Data segment:
########

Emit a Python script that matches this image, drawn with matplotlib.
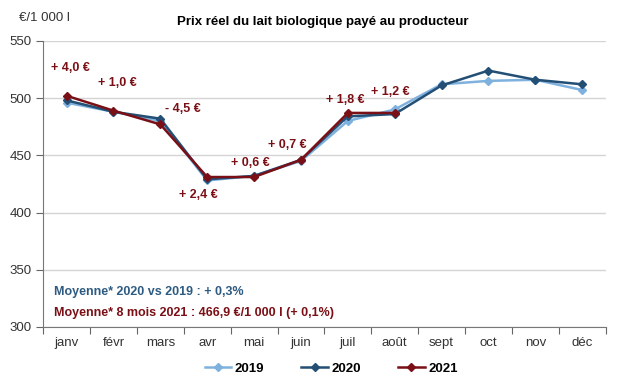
import matplotlib.pyplot as plt
import numpy as np

plt.rcParams['font.family'] = ['Liberation Sans', 'DejaVu Sans']

mois = ['janv', 'févr', 'mars', 'avr', 'mai', 'juin', 'juil', 'août', 'sept', 'oct', 'nov', 'déc']
prix_2019 = [496, 488, 480, 428, 432, 445, 480, 490, 512, 515, 516, 507]
prix_2020 = [498, 488, 482, 429, 432, 446, 484, 486, 511, 524, 516, 512]
prix_2021 = [502, 489, 477, 431, 431, 446, 487, 487]
ecarts = ['+ 4,0 €', '+ 1,0 €', '- 4,5 €', '+ 2,4 €', '+ 0,6 €', '+ 0,7 €', '+ 1,8 €', '+ 1,2 €']
# text offsets (points) of each gap label relative to its 2021 point
decal = [(3, 20), (3, 20), (16, 11), (-6, -13), (-3, 10), (-10, 10.5), (-2, 9), (-3, 15)]

c19 = '#7fb1de'
c20 = '#234f75'
c21 = '#7a1016'

fig = plt.figure(figsize=(6.25, 3.78), dpi=100)
ax = fig.add_axes([0.069, 0.135, 0.9, 0.757])

x = np.arange(len(mois))
ax.plot(x, prix_2019, color=c19, marker='D', markersize=4.5, lw=1.8, label='2019')
ax.plot(x, prix_2020, color=c20, marker='D', markersize=4.5, lw=1.8, label='2020')
ax.plot(x[:len(prix_2021)], prix_2021, color=c21, marker='D', markersize=4.5, lw=1.8, label='2021')

for i, (t, d) in enumerate(zip(ecarts, decal)):
    ax.annotate(t, (x[i], prix_2021[i]), xytext=d, textcoords='offset points',
                ha='center', va='center', color=c21, fontsize=9, fontweight='bold')

ax.set_xlim(-0.5, 11.5)
ax.set_ylim(300, 550)
ax.set_yticks(range(300, 551, 50))
ax.set_xticks(np.arange(-0.5, 12, 1))
ax.set_xticklabels([])
ax.set_xticks(x, minor=True)
ax.set_xticklabels(mois, minor=True, fontsize=9.5, color='#333333')
ax.tick_params(axis='x', which='major', length=5, color='#666666', direction='out')
ax.tick_params(axis='x', which='minor', length=0, pad=7)
ax.tick_params(axis='y', length=5, color='#666666', labelsize=9.5, labelcolor='#333333')
ax.grid(axis='y', color='#d4d4d4', lw=1)
ax.set_axisbelow(True)
for s in ['top', 'right']:
    ax.spines[s].set_visible(False)
ax.spines['left'].set_color('#777777')
ax.spines['bottom'].set_color('#777777')

ax.text(0.02, 0.122, 'Moyenne* 2020 vs 2019 : + 0,3%', transform=ax.transAxes,
        color='#2e5b82', fontsize=9, fontweight='bold', va='center')
ax.text(0.02, 0.049, 'Moyenne* 8 mois 2021 : 466,9 €/1 000 l (+ 0,1%)', transform=ax.transAxes,
        color=c21, fontsize=9, fontweight='bold', va='center')

fig.text(0.517, 0.942, 'Prix réel du lait biologique payé au producteur', ha='center',
         va='center', fontsize=9.5, fontweight='bold')
fig.text(0.03, 0.952, '€/1 000 l', ha='left', va='center', fontsize=9.5, color='#333333')

fig.legend(loc='center', bbox_to_anchor=(0.53, 0.025), ncol=3, frameon=False,
           prop={'weight': 'bold', 'size': 9.5}, handlelength=2.0,
           columnspacing=2.8, handletextpad=0.3)

fig.savefig('out.png', dpi=100)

########

Exercise goal: Give again exactly the lines running from the beginning of the material above through the line that contains "plt.rcParams['font.family'] = ['Liberation", and leave out every picture.

Solution to the problem:
Emit a Python script that matches this image, drawn with matplotlib.
import matplotlib.pyplot as plt
import numpy as np

plt.rcParams['font.family'] = ['Liberation Sans', 'DejaVu Sans']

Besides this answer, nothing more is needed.